Trotz dieser notwendigen Einwände hat die Regiearbeit von Moorse manche Qualitäten aufzuweisen, nicht nur dank der Vandenbergschen Farbfotografie. Die drohende Natur kontrastiert mit der trauten Kerzen-Intimität des Pfarrhauses, die Wirklichkeit mit dem Artifiziellen, und dazwischen bleibt Lenz doch immer gleichermaßen gehetzt und gejagt, auf der Flucht vor sich selber. Aber wenn er bei Büchner die eigenartige Angewohnheit hat, sich in den Brunnenstein zu stürzen, kühlt er im Film nur seinen brennenden Kopf im eiskalten Winterwasser. Und wenn bei dem sonst so sangesfreudigen Büchner hier nur einmal eine Magd zwei Zeilen einer Liedstrophe zu singen hat, läßt Moorse einen alten, marionettenhaften Mann gleich sämtliche Strophen einer Art Bänkelsängerliedes mit immer den gleichen stereotypen Bewegungen und Gesten vortragen, bis das gelangweilte Publikum zu lachen beginnt. Jedoch dann packt plötzlich wieder diese karge und spröde, auf knappste Dialoge und ausschweifende Landschaftsphantasien gestellte Filmsprache von Moorse, und in den Szenen rund um das sterbende Kind und Lenzens Lazarus-Wahn scheint für Momente auch eine weitere, höhere Dimension sichtbar zu werden. Dann aber stört wieder die weder Bücher noch der historischen Figur entsprechende Zeichnung der Oberlin-Gestalt, nicht weit vom kintopphaften Klischeetyp des engherzig-verständnislosen protestantischen Pfarrers entfernt, der auch in Lenzens Krankheit nichts als die "Fügung Gottes" zu sehen vermag.

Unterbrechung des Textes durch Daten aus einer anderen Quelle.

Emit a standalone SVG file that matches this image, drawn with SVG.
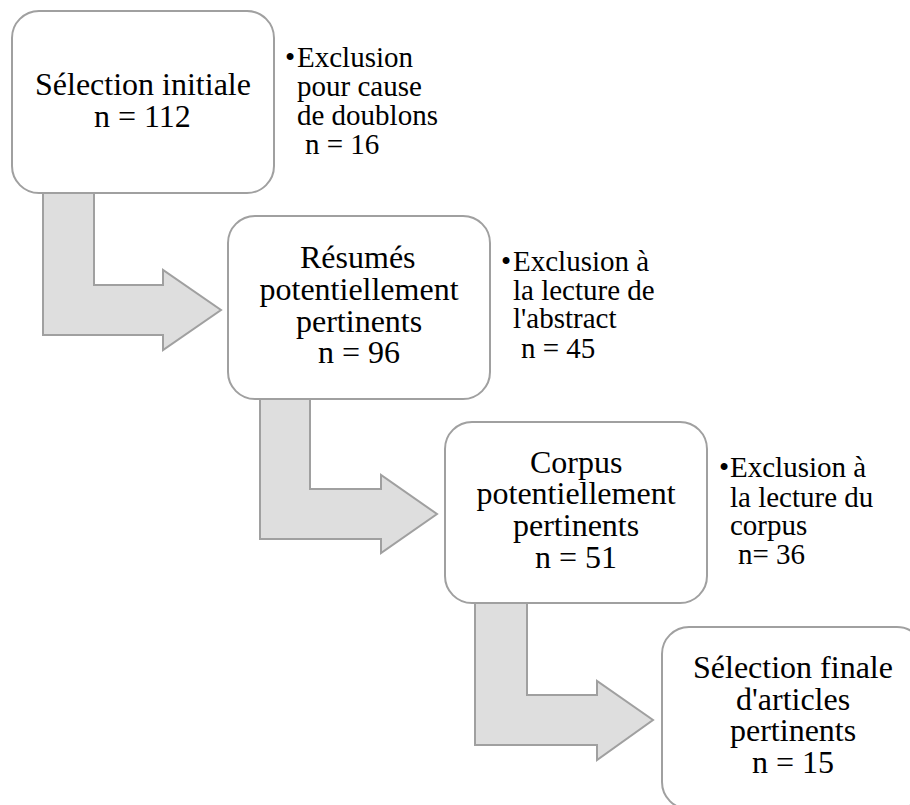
<svg xmlns="http://www.w3.org/2000/svg" width="910" height="805" viewBox="0 0 910 805">
<style>
.box{fill:#ffffff;stroke:#a0a0a0;stroke-width:2}
.arr{fill:#dedede;stroke:#a0a0a0;stroke-width:2;stroke-linejoin:miter}
.nodeLbl{font-family:'Liberation Serif','Times New Roman',serif;font-size:32px;fill:#000}
.bulletLbl{font-family:'Liberation Serif','Times New Roman',serif;font-size:29px;fill:#000}
</style>
<rect width="910" height="805" fill="#ffffff"/>
<g id="connectors">
<path class="arr" d="M43,185 L94,185 L94,285 L163,285 L163,270 L221,310 L163,350 L163,335 L43,335 Z"/>
<path class="arr" d="M260,390 L310,390 L310,489 L381,489 L381,475 L437,514 L381,553 L381,539 L260,539 Z"/>
<path class="arr" d="M475,595 L527,595 L527,695 L597,695 L597,681 L653,720 L597,760 L597,745 L475,745 Z"/>
</g>
<g id="node1">
<rect class="box" x="12" y="11" width="262" height="182" rx="27"/>
<text class="nodeLbl" x="35" y="95">Sélection initiale</text>
<text class="nodeLbl" x="94" y="127">n = 112</text>
</g>
<g id="excl1">
<text class="bulletLbl" x="285" y="67">•</text>
<text class="bulletLbl" x="297" y="67">Exclusion</text>
<text class="bulletLbl" x="297" y="96">pour cause</text>
<text class="bulletLbl" x="297" y="125">de doublons</text>
<text class="bulletLbl" x="305" y="154">n = 16</text>
</g>
<g id="node2">
<rect class="box" x="228" y="216" width="262" height="183" rx="27"/>
<text class="nodeLbl" x="300" y="268">Résumés</text>
<text class="nodeLbl" x="259.5" y="300">potentiellement</text>
<text class="nodeLbl" x="296" y="332">pertinents</text>
<text class="nodeLbl" x="318" y="363">n = 96</text>
</g>
<g id="excl2">
<text class="bulletLbl" x="501" y="271">•</text>
<text class="bulletLbl" x="513" y="271">Exclusion à</text>
<text class="bulletLbl" x="513" y="300">la lecture de</text>
<text class="bulletLbl" x="513" y="328">l'abstract</text>
<text class="bulletLbl" x="521" y="358">n = 45</text>
</g>
<g id="node3">
<rect class="box" x="445" y="422" width="262" height="181" rx="27"/>
<text class="nodeLbl" x="530" y="473">Corpus</text>
<text class="nodeLbl" x="476.5" y="504">potentiellement</text>
<text class="nodeLbl" x="513" y="536">pertinents</text>
<text class="nodeLbl" x="535" y="568">n = 51</text>
</g>
<g id="excl3">
<text class="bulletLbl" x="719" y="477">•</text>
<text class="bulletLbl" x="730" y="477">Exclusion à</text>
<text class="bulletLbl" x="730" y="507">la lecture du</text>
<text class="bulletLbl" x="730" y="535">corpus</text>
<text class="bulletLbl" x="738" y="564">n= 36</text>
</g>
<g id="node4">
<rect class="box" x="662" y="627" width="262" height="182" rx="27"/>
<text class="nodeLbl" x="693" y="678">Sélection finale</text>
<text class="nodeLbl" x="736" y="710">d'articles</text>
<text class="nodeLbl" x="730" y="741">pertinents</text>
<text class="nodeLbl" x="752" y="773">n = 15</text>
</g>
</svg>
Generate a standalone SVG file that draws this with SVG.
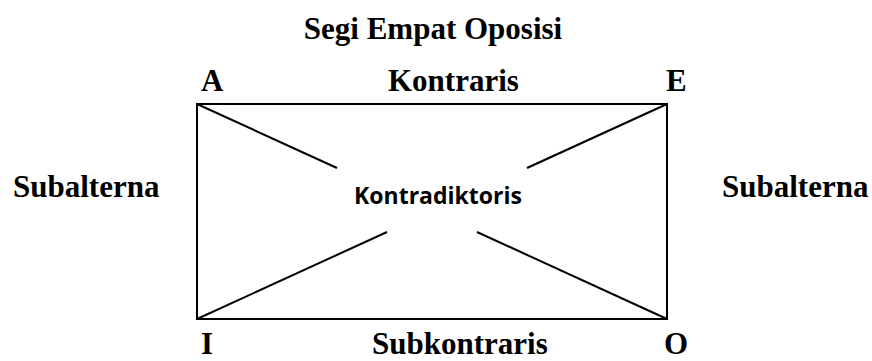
<svg xmlns="http://www.w3.org/2000/svg" width="872" height="361" viewBox="0 0 872 361">
<style>
.t{font-family:"Liberation Serif","Times New Roman",serif;font-weight:bold;font-size:31px;fill:#000}
.s{font-family:"Open Sans","Noto Sans",sans-serif;font-weight:bold;font-size:23px;fill:#000}
.ln{stroke:#000;stroke-width:2;fill:none}
</style>
<rect width="872" height="361" fill="#fff"/>
<text class="t" x="433" y="39" text-anchor="middle">Segi Empat Oposisi</text>
<g id="connectors">
<line class="ln" x1="197" y1="104" x2="337" y2="168"/>
<line class="ln" x1="667" y1="104" x2="527" y2="168"/>
<line class="ln" x1="197" y1="319" x2="387" y2="232"/>
<line class="ln" x1="667" y1="319" x2="477" y2="232"/>
</g>
<g id="square">
<rect class="ln" x="197" y="104" width="470" height="215"/>
</g>
<g id="node-A"><text class="t" x="201" y="91">A</text></g>
<g id="node-E"><text class="t" x="666" y="91">E</text></g>
<g id="node-I"><text class="t" x="201" y="354">I</text></g>
<g id="node-O"><text class="t" x="664" y="354">O</text></g>
<g id="label-kontraris"><text class="t" x="388" y="91">Kontraris</text></g>
<g id="label-subkontraris"><text class="t" x="372" y="354">Subkontraris</text></g>
<g id="label-subalterna-left"><text class="t" x="13" y="197">Subalterna</text></g>
<g id="label-subalterna-right"><text class="t" x="722" y="197">Subalterna</text></g>
<g id="label-kontradiktoris"><text class="s" x="438" y="204" text-anchor="middle">Kontradiktoris</text></g>
</svg>
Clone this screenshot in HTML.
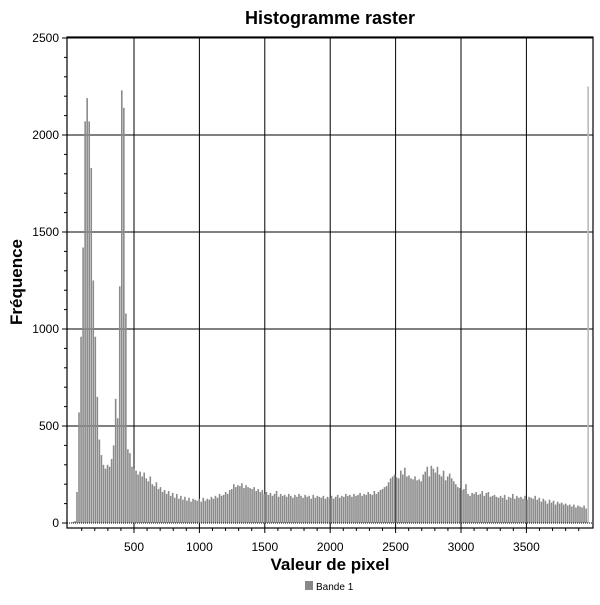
<!DOCTYPE html>
<html><head><meta charset="utf-8"><style>
body{margin:0;background:#fff;font-family:"Liberation Sans",sans-serif}
</style></head><body>
<svg id="chart" width="600" height="600" xmlns="http://www.w3.org/2000/svg" font-family="Liberation Sans, sans-serif">
<rect width="600" height="600" fill="#fff"/>
<text x="330" y="24" text-anchor="middle" font-size="18" font-weight="bold">Histogramme raster</text>
<text transform="translate(22,282) rotate(-90)" text-anchor="middle" font-size="17" font-weight="bold">Fréquence</text>
<text x="330" y="570" text-anchor="middle" font-size="17" font-weight="bold">Valeur de pixel</text>
<g id="grid"></g>
<g id="bars"></g>
<g id="axes"></g>
<rect x="305" y="581" width="8" height="9" fill="#888"/>
<text x="316" y="590" font-size="10">Bande 1</text>
</svg>
<script>
const values = [
0,0,5,10,160,570,960,1420,2070,2190,2070,1830,1250,960,650,430,
350,300,280,300,290,330,400,640,540,1220,2230,2140,1080,380,360,290,
280,270,250,265,240,260,230,215,240,200,190,210,175,185,160,170,
150,165,140,155,130,150,125,140,120,135,115,130,110,125,120,115,
125,110,130,115,125,120,135,125,140,130,150,140,145,160,150,170,
175,200,185,195,190,205,180,195,185,180,175,185,165,175,160,170,
150,160,145,155,140,150,165,135,150,140,145,135,150,140,130,145,
135,150,140,130,145,135,140,125,145,130,140,135,130,140,125,135,
130,140,125,135,145,130,140,135,150,140,145,135,150,140,145,155,
140,150,145,160,150,145,165,150,160,170,175,185,190,210,230,240,
250,235,230,270,250,285,240,245,230,225,240,220,225,215,250,265,
290,240,295,280,260,290,250,240,270,220,240,255,230,215,200,185,
180,170,175,200,150,140,155,150,160,145,150,165,140,155,160,135,
140,145,135,130,140,130,145,120,135,130,150,125,140,130,135,125,
140,120,135,130,125,140,120,130,110,125,115,100,120,105,115,95,
110,100,105,95,100,90,95,85,95,80,90,85,80,90,75,2250];
const binStart = -6;
const binWidth = 15.57;
const xTicks = [500,1000,1500,2000,2500,3000,3500];
const yTicks = [0,500,1000,1500,2000,2500];

const NS="http://www.w3.org/2000/svg";
const L=67,R=593,T=37,B=528;
const xs=v=>68.6+v*0.1308;
const ys=v=>523-v*0.194;
function mk(tag,attrs,parent){const e=document.createElementNS(NS,tag);for(const k in attrs)e.setAttribute(k,attrs[k]);parent.appendChild(e);return e;}
const grid=document.getElementById('grid'),bars=document.getElementById('bars'),axes=document.getElementById('axes');
xTicks.forEach(t=>{const l=mk('line',{x1:xs(t),x2:xs(t),y1:T,y2:B,stroke:'#000','stroke-width':1},grid);

});
yTicks.forEach(t=>{if(t===0)return;const l=mk('line',{x1:L,x2:R,y1:ys(t),y2:ys(t),stroke:'#000','stroke-width':1},grid);

});
values.forEach((v,i)=>{const c=binStart+binWidth*(i+0.5);const x=xs(c)-0.8;
const r=mk('rect',{x:x,y:ys(v),width:1.6,height:Math.max(0,ys(0)-ys(v)),fill:i===values.length-1?'#bbb':'#8a8a8a'},bars);

});
mk('line',{x1:L,x2:R,y1:523,y2:523,stroke:'#000','stroke-width':1,'stroke-dasharray':'1,1'},axes);
const fr=mk('rect',{x:L,y:T,width:R-L,height:B-T,fill:'none',stroke:'#000','stroke-width':1.2},axes);


for(let v=100;v<4000;v+=100){mk('line',{x1:xs(v),x2:xs(v),y1:B,y2:B+(v%500===0?5:3),stroke:'#000'},axes);}
for(let v=0;v<=2500;v+=100){mk('line',{x1:L-(v%500===0?5:3),x2:L,y1:ys(v),y2:ys(v),stroke:'#000'},axes);}
xTicks.forEach(t=>{const tx=mk('text',{x:xs(t),y:551,'text-anchor':'middle','font-size':12},axes);tx.textContent=t;

});
yTicks.forEach(t=>{const tx=mk('text',{x:L-8,y:ys(t)+4,'text-anchor':'end','font-size':12},axes);tx.textContent=t;

});
</script>
</body></html>
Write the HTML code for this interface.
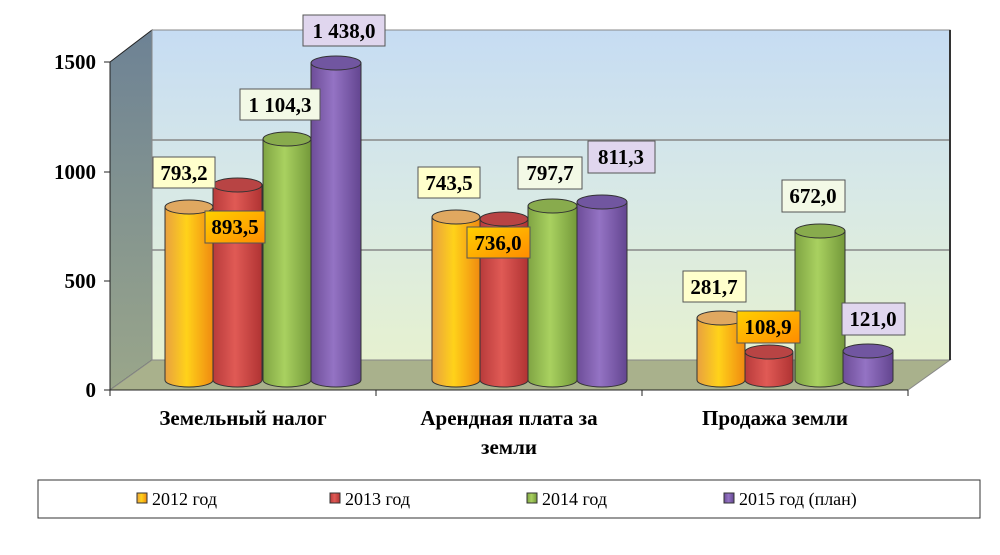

Die Stadien dieser Krankheit sind vom Schauspieler oft psychologisch glaubhaft nachgezeichnet, und bisweilen machen auch die Filmoptik und der Filmschnitt deutlich, daß der Zeitablauf für Lenz in zusammenhanglose "Augenblicke" zerfallen war. Sofern daraus die Anregung erwächst, nun auch Büchners Novelle zu lesen, darf man den Film – trotz allem – relativ sehenswert nennen.